◆ **Problem statement**:
Check each line of the records below for the word "image" and copy those where it appears.

◆ **Figure scripts**:

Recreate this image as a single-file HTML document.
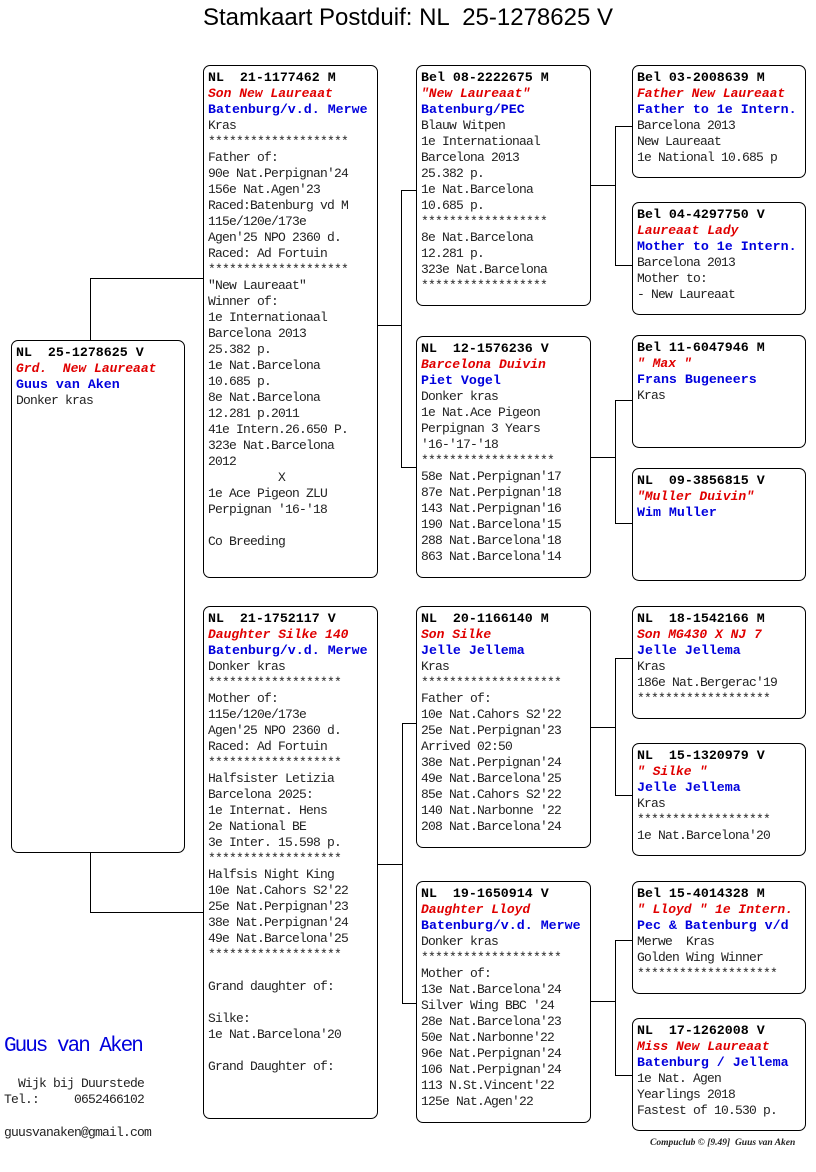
<!DOCTYPE html>
<html><head><meta charset="utf-8"><style>
*{margin:0;padding:0;box-sizing:border-box}
body{width:816px;height:1172px;background:#fff;position:relative;overflow:hidden;font-family:"Liberation Mono","DejaVu Sans Mono",monospace;color:#222}
.b{position:absolute;border:1.3px solid #000;border-radius:7px;padding:4px 0 0 4px;font-size:13px;letter-spacing:-0.8px;line-height:16px;white-space:pre;overflow:hidden}
.h{font-weight:bold;font-size:13.3px;color:#000;letter-spacing:0px}
.r{color:#e00000;font-style:italic;font-weight:bold;font-size:13px;letter-spacing:0px}
.u{color:#0000dd;font-weight:bold;font-size:13.3px;letter-spacing:0px}
.l{position:absolute;background:#000}
.t{position:absolute;white-space:pre}
</style></head><body>
<div class="t" style="left:0;width:816px;top:4px;text-align:center;font-family:'Liberation Sans',sans-serif;font-size:24px;color:#000;">Stamkaart Postduif: NL  25-1278625 V</div>

<!-- connectors -->
<div class="l" style="left:90px;top:278px;width:1.3px;height:62px"></div>
<div class="l" style="left:90px;top:278px;width:113px;height:1.3px"></div>
<div class="l" style="left:90px;top:852px;width:1.3px;height:61px"></div>
<div class="l" style="left:90px;top:912px;width:113px;height:1.3px"></div>

<div class="l" style="left:377px;top:325px;width:24px;height:1.3px"></div>
<div class="l" style="left:401px;top:190px;width:1.3px;height:278px"></div>
<div class="l" style="left:401px;top:190px;width:15px;height:1.3px"></div>
<div class="l" style="left:401px;top:467px;width:15px;height:1.3px"></div>

<div class="l" style="left:377px;top:864px;width:25px;height:1.3px"></div>
<div class="l" style="left:402px;top:723px;width:1.3px;height:281px"></div>
<div class="l" style="left:402px;top:723px;width:14px;height:1.3px"></div>
<div class="l" style="left:402px;top:1003px;width:14px;height:1.3px"></div>

<div class="l" style="left:590px;top:185px;width:25px;height:1.3px"></div>
<div class="l" style="left:615px;top:126px;width:1.3px;height:140px"></div>
<div class="l" style="left:615px;top:126px;width:17px;height:1.3px"></div>
<div class="l" style="left:615px;top:265px;width:17px;height:1.3px"></div>

<div class="l" style="left:590px;top:457px;width:25px;height:1.3px"></div>
<div class="l" style="left:615px;top:400px;width:1.3px;height:124px"></div>
<div class="l" style="left:615px;top:400px;width:17px;height:1.3px"></div>
<div class="l" style="left:615px;top:523px;width:17px;height:1.3px"></div>

<div class="l" style="left:590px;top:727px;width:25px;height:1.3px"></div>
<div class="l" style="left:615px;top:658px;width:1.3px;height:138px"></div>
<div class="l" style="left:615px;top:658px;width:17px;height:1.3px"></div>
<div class="l" style="left:615px;top:795px;width:17px;height:1.3px"></div>

<div class="l" style="left:590px;top:1001px;width:25px;height:1.3px"></div>
<div class="l" style="left:615px;top:940px;width:1.3px;height:136px"></div>
<div class="l" style="left:615px;top:940px;width:17px;height:1.3px"></div>
<div class="l" style="left:615px;top:1075px;width:17px;height:1.3px"></div>

<!-- root -->
<div class="b" style="left:11px;top:340px;width:174px;height:513px"><span class="h">NL  25-1278625 V</span>
<span class="r">Grd.  New Laureaat</span>
<span class="u">Guus van Aken</span>
Donker kras</div>

<!-- col2 -->
<div class="b" style="left:203px;top:65px;width:175px;height:513px"><span class="h">NL  21-1177462 M</span>
<span class="r">Son New Laureaat</span>
<span class="u">Batenburg/v.d. Merwe</span>
Kras
********************
Father of:
90e Nat.Perpignan'24
156e Nat.Agen'23
Raced:Batenburg vd M
115e/120e/173e
Agen'25 NPO 2360 d.
Raced: Ad Fortuin
********************
"New Laureaat"
Winner of:
1e Internationaal
Barcelona 2013
25.382 p.
1e Nat.Barcelona
10.685 p.
8e Nat.Barcelona
12.281 p.2011
41e Intern.26.650 P.
323e Nat.Barcelona
2012
          X
1e Ace Pigeon ZLU
Perpignan '16-'18

Co Breeding</div>

<div class="b" style="left:203px;top:606px;width:175px;height:513px"><span class="h">NL  21-1752117 V</span>
<span class="r">Daughter Silke 140</span>
<span class="u">Batenburg/v.d. Merwe</span>
Donker kras
*******************
Mother of:
115e/120e/173e
Agen'25 NPO 2360 d.
Raced: Ad Fortuin
*******************
Halfsister Letizia
Barcelona 2025:
1e Internat. Hens
2e National BE
3e Inter. 15.598 p.
*******************
Halfsis Night King
10e Nat.Cahors S2'22
25e Nat.Perpignan'23
38e Nat.Perpignan'24
49e Nat.Barcelona'25
*******************

Grand daughter of:

Silke:
1e Nat.Barcelona'20

Grand Daughter of:</div>

<!-- col3 -->
<div class="b" style="left:416px;top:65px;width:175px;height:241px"><span class="h">Bel 08-2222675 M</span>
<span class="r">"New Laureaat"</span>
<span class="u">Batenburg/PEC</span>
Blauw Witpen
1e Internationaal
Barcelona 2013
25.382 p.
1e Nat.Barcelona
10.685 p.
******************
8e Nat.Barcelona
12.281 p.
323e Nat.Barcelona
******************</div>

<div class="b" style="left:416px;top:336px;width:175px;height:242px"><span class="h">NL  12-1576236 V</span>
<span class="r">Barcelona Duivin</span>
<span class="u">Piet Vogel</span>
Donker kras
1e Nat.Ace Pigeon
Perpignan 3 Years
'16-'17-'18
*******************
58e Nat.Perpignan'17
87e Nat.Perpignan'18
143 Nat.Perpignan'16
190 Nat.Barcelona'15
288 Nat.Barcelona'18
863 Nat.Barcelona'14</div>

<div class="b" style="left:416px;top:606px;width:175px;height:242px"><span class="h">NL  20-1166140 M</span>
<span class="r">Son Silke</span>
<span class="u">Jelle Jellema</span>
Kras
********************
Father of:
10e Nat.Cahors S2'22
25e Nat.Perpignan'23
Arrived 02:50
38e Nat.Perpignan'24
49e Nat.Barcelona'25
85e Nat.Cahors S2'22
140 Nat.Narbonne '22
208 Nat.Barcelona'24</div>

<div class="b" style="left:416px;top:881px;width:175px;height:242px"><span class="h">NL  19-1650914 V</span>
<span class="r">Daughter Lloyd</span>
<span class="u">Batenburg/v.d. Merwe</span>
Donker kras
********************
Mother of:
13e Nat.Barcelona'24
Silver Wing BBC '24
28e Nat.Barcelona'23
50e Nat.Narbonne'22
96e Nat.Perpignan'24
106 Nat.Perpignan'24
113 N.St.Vincent'22
125e Nat.Agen'22</div>

<!-- col4 -->
<div class="b" style="left:632px;top:65px;width:174px;height:113px"><span class="h">Bel 03-2008639 M</span>
<span class="r">Father New Laureaat</span>
<span class="u">Father to 1e Intern.</span>
Barcelona 2013
New Laureaat
1e National 10.685 p</div>

<div class="b" style="left:632px;top:202px;width:174px;height:113px"><span class="h">Bel 04-4297750 V</span>
<span class="r">Laureaat Lady</span>
<span class="u">Mother to 1e Intern.</span>
Barcelona 2013
Mother to:
- New Laureaat</div>

<div class="b" style="left:632px;top:335px;width:174px;height:113px"><span class="h">Bel 11-6047946 M</span>
<span class="r">" Max "</span>
<span class="u">Frans Bugeneers</span>
Kras</div>

<div class="b" style="left:632px;top:468px;width:174px;height:113px"><span class="h">NL  09-3856815 V</span>
<span class="r">"Muller Duivin"</span>
<span class="u">Wim Muller</span></div>

<div class="b" style="left:632px;top:606px;width:174px;height:113px"><span class="h">NL  18-1542166 M</span>
<span class="r">Son MG430 X NJ 7</span>
<span class="u">Jelle Jellema</span>
Kras
186e Nat.Bergerac'19
*******************</div>

<div class="b" style="left:632px;top:743px;width:174px;height:113px"><span class="h">NL  15-1320979 V</span>
<span class="r">" Silke "</span>
<span class="u">Jelle Jellema</span>
Kras
*******************
1e Nat.Barcelona'20</div>

<div class="b" style="left:632px;top:881px;width:174px;height:113px"><span class="h">Bel 15-4014328 M</span>
<span class="r">" Lloyd " 1e Intern.</span>
<span class="u">Pec &amp; Batenburg v/d</span>
Merwe  Kras
Golden Wing Winner
********************</div>

<div class="b" style="left:632px;top:1018px;width:174px;height:113px"><span class="h">NL  17-1262008 V</span>
<span class="r">Miss New Laureaat</span>
<span class="u">Batenburg / Jellema</span>
1e Nat. Agen
Yearlings 2018
Fastest of 10.530 p.</div>

<!-- footer -->
<div class="t" style="left:4px;top:1035px;font-size:21px;color:#0000dd;font-family:'Liberation Mono',monospace;letter-spacing:-2px">Guus van Aken</div>
<div class="t" style="left:4px;top:1076px;font-size:13px;letter-spacing:-0.8px;line-height:16px">  Wijk bij Duurstede
Tel.:     0652466102</div>
<div class="t" style="left:4px;top:1125px;font-size:13px;letter-spacing:-0.8px">guusvanaken@gmail.com</div>
<div class="t" style="left:650px;top:1138px;font-size:9.5px;font-style:italic;font-weight:bold;font-family:'Liberation Serif',serif">Compuclub © [9.49]  Guus van Aken</div>
</body></html>
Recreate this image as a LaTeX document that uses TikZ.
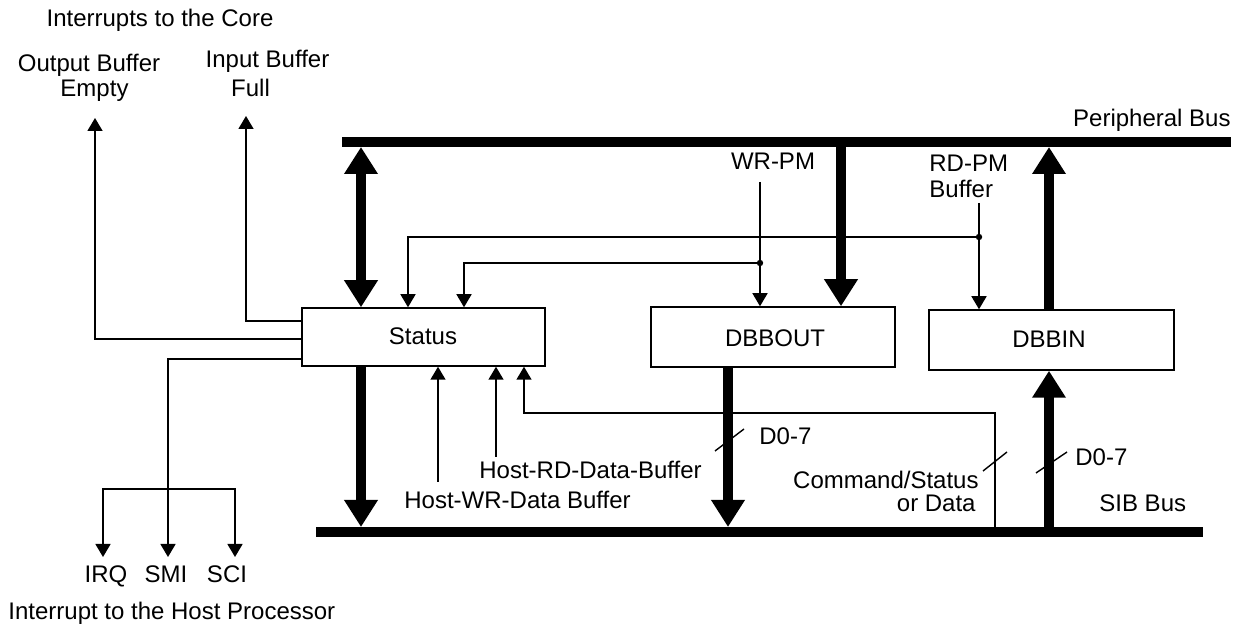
\documentclass[tikz,border=0pt]{standalone}
\usepackage{fontspec}
\setmainfont{Liberation Sans}
\usetikzlibrary{arrows.meta}
\begin{document}
\begin{tikzpicture}[x=0.5pt,y=-0.5pt,
  every node/.style={font=\fontsize{12}{14}\selectfont, inner sep=0pt},
  box/.style={draw, line width=0.75pt, inner sep=0pt},
  thinline/.style={line width=0.75pt},
  thinarrow/.style={line width=0.75pt, -{Triangle[width=7.5pt,length=6.5pt]}},
  bus/.style={line width=5pt},
  fat/.style={line width=5pt, -{Triangle[width=16pt,length=13.5pt]}},
  fatboth/.style={line width=5pt, {Triangle[width=16pt,length=13.5pt]}-{Triangle[width=16pt,length=13.5pt]}},
  slash/.style={line width=0.7pt}
]
\useasboundingbox (0,0) rectangle (1243,625);

% boxes
\node[box, minimum width=121.5pt, minimum height=29pt] (status) at (423.5,337) {};
\node[anchor=base] (statust) at (423,345) {Status};
\node[box, minimum width=122pt, minimum height=30pt] (dbbout) at (773,337) {};
\node[anchor=base] (dbboutt) at (775,347) {DBBOUT};
\node[box, minimum width=122.5pt, minimum height=30pt] (dbbin) at (1051.5,340) {};
\node[anchor=base] (dbbint) at (1049,348) {DBBIN};

% buses
\coordinate (pb1) at (342,142); \coordinate (pb2) at (1231,142);
\coordinate (sb1) at (316,532); \coordinate (sb2) at (1203,532);
\draw[bus] (pb1) -- (pb2);
\draw[bus] (sb1) -- (sb2);
\node[anchor=base east] (pbl) at (1231,127) {Peripheral Bus};
\node[anchor=base west] (sbl) at (1099,512) {SIB Bus};

% thick arrows
\coordinate (pbS) at (361,147);
\draw[fatboth] (pbS) -- (pbS |- status.north);
\coordinate (sbS) at (361,527);
\draw[fat] (status.south -| sbS) -- (sbS);
\coordinate (pbO) at (841,147);
\draw[fat] (pbO) -- (pbO |- dbbout.north);
\coordinate (sbO) at (728,527);
\draw[fat] (dbbout.south -| sbO) -- (sbO);
\coordinate (pbI) at (1049,147);
\draw[fat] (pbI |- dbbin.north) -- (pbI);
\coordinate (sbI) at (1049,527);
\draw[fat] (sbI) -- (sbI |- dbbin.south);

% WR-PM
\node[anchor=base] (wrpm) at (773,170) {WR-PM};
\coordinate (wrTop) at (760,182);
\coordinate (wrJ) at (760,263);
\draw[thinarrow] (wrTop) -- (wrTop |- dbbout.north);
\fill (wrJ) circle (1.6pt);
\draw[thinarrow] (wrJ) -| ([xshift=20.25pt]status.north);

% RD-PM
\node[anchor=base west] (rdpm1) at (929,172) {RD-PM};
\node[anchor=base west] (rdpm2) at (929,198) {Buffer};
\coordinate (rdTop) at (979,203);
\coordinate (rdJ) at (979,237);
\draw[thinarrow] (rdTop) -- (rdTop |- dbbin.north);
\fill (rdJ) circle (1.6pt);
\draw[thinarrow] (rdJ) -| ([xshift=-7.75pt]status.north);

% host buffer arrows into Status
\coordinate (hw) at (438,482);
\draw[thinarrow] (hw) -- (hw |- status.south);
\coordinate (hr) at (496,457);
\draw[thinarrow] (hr) -- (hr |- status.south);
\node[anchor=base west] (hrl) at (479,479) {Host-RD-Data-Buffer};
\node[anchor=base west] (hwl) at (404,509) {Host-WR-Data Buffer};

% command/status line
\coordinate (cs) at (995,527);
\coordinate (csC) at (524,413);
\draw[thinarrow] (cs) |- (csC) -- (csC |- status.south);
\node[anchor=base east] (csl1) at (979,489) {Command/Status};
\node[anchor=base east] (csl2) at (976,512) {or Data};

% slashes
\coordinate (sl1) at (729,440);
\draw[slash] (sl1) +(-14,11) -- +(15,-11);
\coordinate (sl2) at (1051,462);
\draw[slash] (sl2) +(-15,11) -- +(16,-10);
\coordinate (sl3) at (995,461);
\draw[slash] (sl3) +(-12,10) -- +(12,-9);
\node[anchor=base west] (d1) at (759,445) {D0-7};
\node[anchor=base west] (d2) at (1075,466) {D0-7};

% interrupts to the core
\node[anchor=base] (ic) at (160,27) {Interrupts to the Core};
\node[anchor=base] (ob1) at (89,72) {Output Buffer};
\node[anchor=base] (ob2) at (94.5,97) {Empty};
\node[anchor=base] (ib1) at (267.5,68) {Input Buffer};
\node[anchor=base] (ib2) at (250.5,97) {Full};
\coordinate (obe) at (95,118);
\coordinate (ibf) at (246,116);
\draw[thinarrow] ([yshift=-1pt]status.west) -| (obe);
\draw[thinarrow] ([yshift=8pt]status.west) -| (ibf);

% interrupts to the host
\coordinate (irq) at (103,557);
\coordinate (smi) at (168,557);
\coordinate (sci) at (235,557);
\coordinate (fork) at (168,489);
\draw[thinarrow] ([yshift=-11pt]status.west) -| (smi);
\draw[thinarrow] (fork) -| (irq);
\draw[thinarrow] (fork) -| (sci);
\node[anchor=base] (irql) at (106,582) {IRQ};
\node[anchor=base] (smil) at (166,582) {SMI};
\node[anchor=base] (scil) at (227,582) {SCI};
\node[anchor=base west] (ih) at (8,619) {Interrupt to the Host Processor};
\end{tikzpicture}
\end{document}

◆ **The answer**:
Recreate this image as a single-file HTML document.
Recreate this image as a LaTeX document that uses TikZ.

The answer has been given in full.